I received this elementary question by email:
In a regression equation am I correct in thinking that if the beta value is positive the dependent variable has increased in response to greater use of the independent variable, and if negative the dependent variable has decreased in response to an increase in the independent variable - similar to the way you read correlations?
In explaining the meaning of regression coefficient I found that the following explanation very useful. Suppose we have the regression
$$Y=a+bX$$
Say $X$ changes by $\Delta X$ and $Y$ changes by $\Delta Y$. Since we have the linear relationship we have
$$Y+\Delta Y= a+ b(X+\Delta X)$$
Since $Y=a+bX$ we get that
$$\Delta Y = b \Delta X.$$
Having this is easy to see that if $b$ positive, then positive change in $X$ will result in positive change in $Y$. If $b$ is negative then positive change in $X$ will result in negative change in $Y$.
Note: I treated this question as a pedagogical one, i.e. provide simple explanation.
Note 2: As pointed out by @whuber this explanation has an important assumption that the relationship holds for all possible values of $X$ and $Y$. In reality this is a very restricting assumption, on the other hand the the explanation is valid for small values of $\Delta X$, since Taylor theorem says that relationships which can be expressed as differentiable functions (and this is a reasonable assumption to make) are linear locally.
As @gung notes, there are varying conventions regarding the meaning of ($\beta$, i.e., "beta"). In the broader statistical literature, beta is often used to represent unstandardised coefficients. However, in psychology (and perhaps other areas), there is often a distinction between b for unstandardised and beta for standardised coefficients. This answer assumes that the context indicates that beta is representing standardised coefficients:
Beta weights: As @whuber mentioned, "beta weights" are by convention standardised regression coefficients (see wikipedia on standardised coefficient). In this context, $b$ is often used for unstandardised coefficients and $\beta$ is often used for standardised coefficients.

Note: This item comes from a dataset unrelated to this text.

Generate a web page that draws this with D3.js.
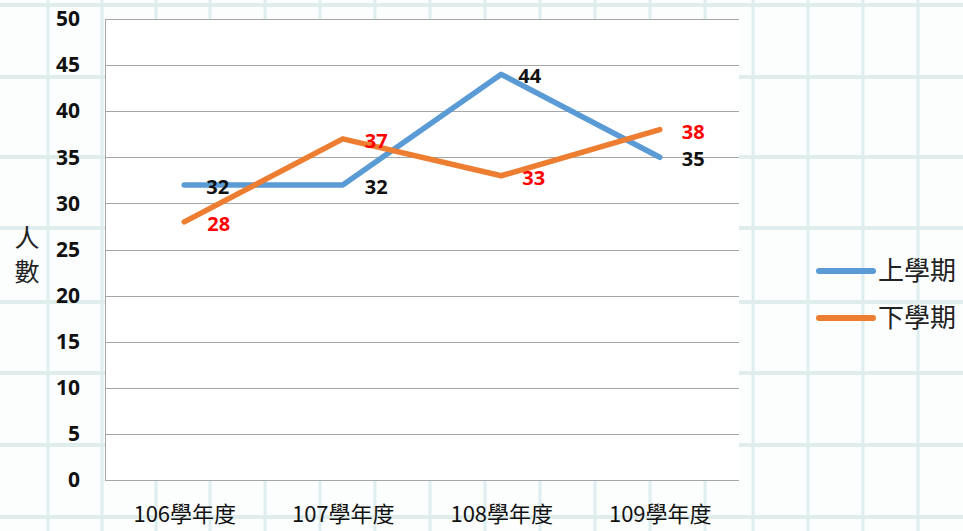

Basic interpretation: A beta weight for a given predictor variable is the predicted difference in the outcome variable in standard units for a one standard deviation increase on the given predictor variable holding all other predictors constant.
General resource on multiple regression: The question is elementary and implies that you should read some general material on multiple regression (here is an elementary description by Andy Field).
Causality: Be careful of language like "the dependent variable has increased in response to greater use of the independent variable". Such language has causal connotations. Beta weights by themselves are not enough to justify a causal interpretation. You would require additional evidence to justify a causal interpretation.